Shan is a university educated engineer, but he can’t find work in his field that pays well enough so he’s waiting tables, hoping to go to America one day. But Obama’s recovery plan has left him little hope there. More than 60% of the migrant workers affected by the new visa rules are Indians. The newspapers here are trying to put a brave face on it, pointing out that India will gain from the newly swollen workforce, but the truth is that the economic climate is also effecting the domestic job market – two major IT firms in Bangalore and Hyderbad have closed in the past week alone. Even those engineers graduating from the elite Indian Institutes of Technology (IITs), which are so competitive that of the 150,000 students that apply for places each year, only 3,000 are admitted, aren’t shielded from job woes. More than 60% of final-year IIT students are yet to find job placements, with many fearing uncertainty for months in an unprecedented nail-biting wait. In previous decades, more than 90% of graduating IIT students were snapped up by mid-February – mostly in high-paying jobs at top-performing international companies – with the remainder finding job placements by March.
Last year, the government opened 6 new IITs across the country, and more are planned for this year. It’s all part of academic-turned prime minister Manmohan Singh’s bid to transform India’s research landscape and accelerate the development of a knowledge economy. But shifting the country from its current 80% agricultural-based society into 21st-century industrialisation is hitting political roadblocks.
Singh’s much-heralded plans to create 14 new institutes of excellence are floundering before the first brick’s been laid. Squabbling between the government agencies charged with their implementation means the World Class Universities bill will likely miss this month’s deadline to pass in the short parliamentary session.
Each year, more than a quarter of India’s undergraduates leave the country to study or work in universities and institutes in the West. It’s a trend that Singh was hoping to reverse when he announced the $3 billion universities plan last June, imbuing the move with a sense of urgency and enthusiasm that has all but petered out in the ensuing months of infighting amongst stakeholders. The newly set-up, and Singh-endorsed, National Knowledge Commission favors a US model for the new institutes – encouraging investment from private companies and philanthropic endowments, introducing competition for faculty positions and performance-rated salary schemes, yearly syllabi revisions to maintain course currency, and, most controversially, financial and curriculum autonomy to enable the universities to set their own student fees and generate revenue from industry collaborations.
Such proposals represent a sea-change for this relatively young nation that was created on Mahatma Gandhi principles of social equality. But it is precisely the career-for-life, government-set civil service salary scheme that has stultified Indian universities, to the extent that many ‘academics’ I meet are happy to while away their time to pensionable retirement, dictating occasional classes from ancient textbooks and not producing a single piece of original research during their entire careers.

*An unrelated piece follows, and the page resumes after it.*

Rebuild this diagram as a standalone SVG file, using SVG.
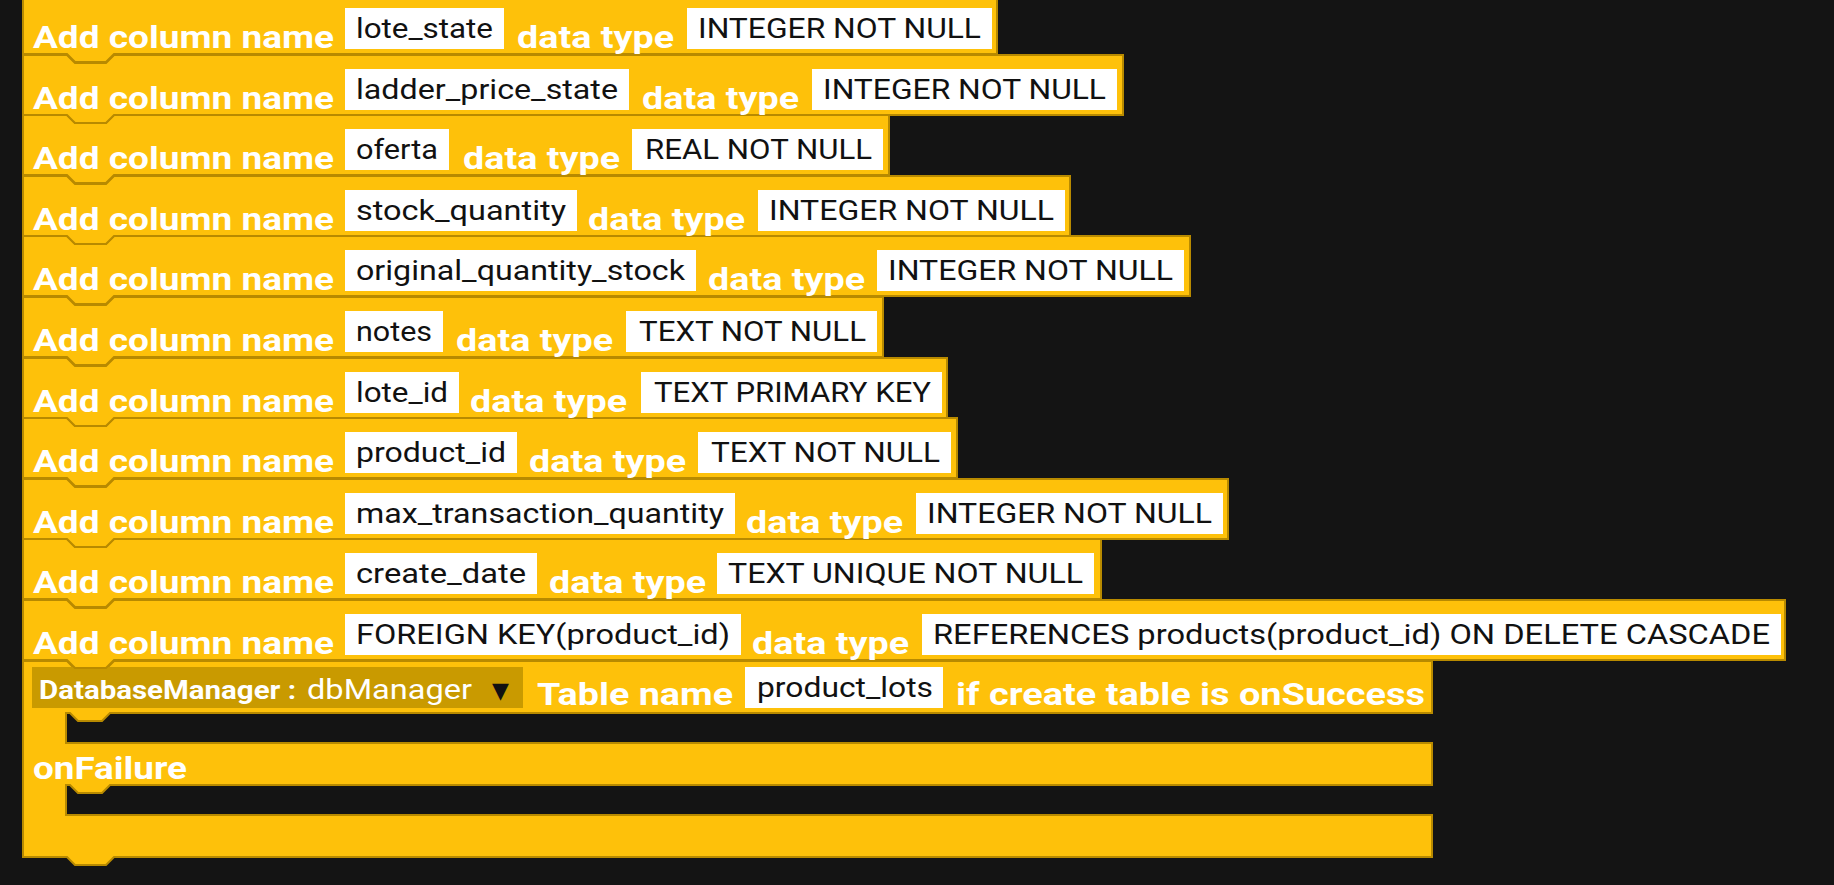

Indian scientists author just 2.7% of the total number of peer reviewed articles and India’s contribution to the top ranked scientific journals is less than 1% compared to more than 60% for the US. Although there are 350,000 undergraduate engineers in India, compared to 70,000 in the US, India spends just 3% of its GDP on research and development, compared to the average 25% of GDP by OECD countries.
Singh’s desire for radical change is not shared by the University Grants Commission, which opposes all of the NKC proposals, and which is backed by no less than the Singh’s own Minister for Human Resources, Arjun Singh. Together, the ministry and the UGC have introduced their own draft plan for the universities based on traditional lines and with the government fully in control of running each. If the bill currently being prepared by the Prime Minister’s Office, which is in tune with the NKC proposals, is not passed in the next few weeks, the only hope for his innovative plans would be the ordinance route, in which the government bypasses parliament to secure the act.
A bill for a parallel and less controversial 15 new central universities was passed in January without incident. Certainly there is interest from academics in new universities: when the vice-chancellors’ posts were advertised last month, there were more than 1,000 applications for the 15 positions.
But hopes may already be fading for the grander scheme. Before the act has even been passed, the ministry has renamed it; the World Class University System Act will now be known as the National University System Act. “We can’t name a child ‘genius’ who is at risk of growing up clueless,” a ministry official explained.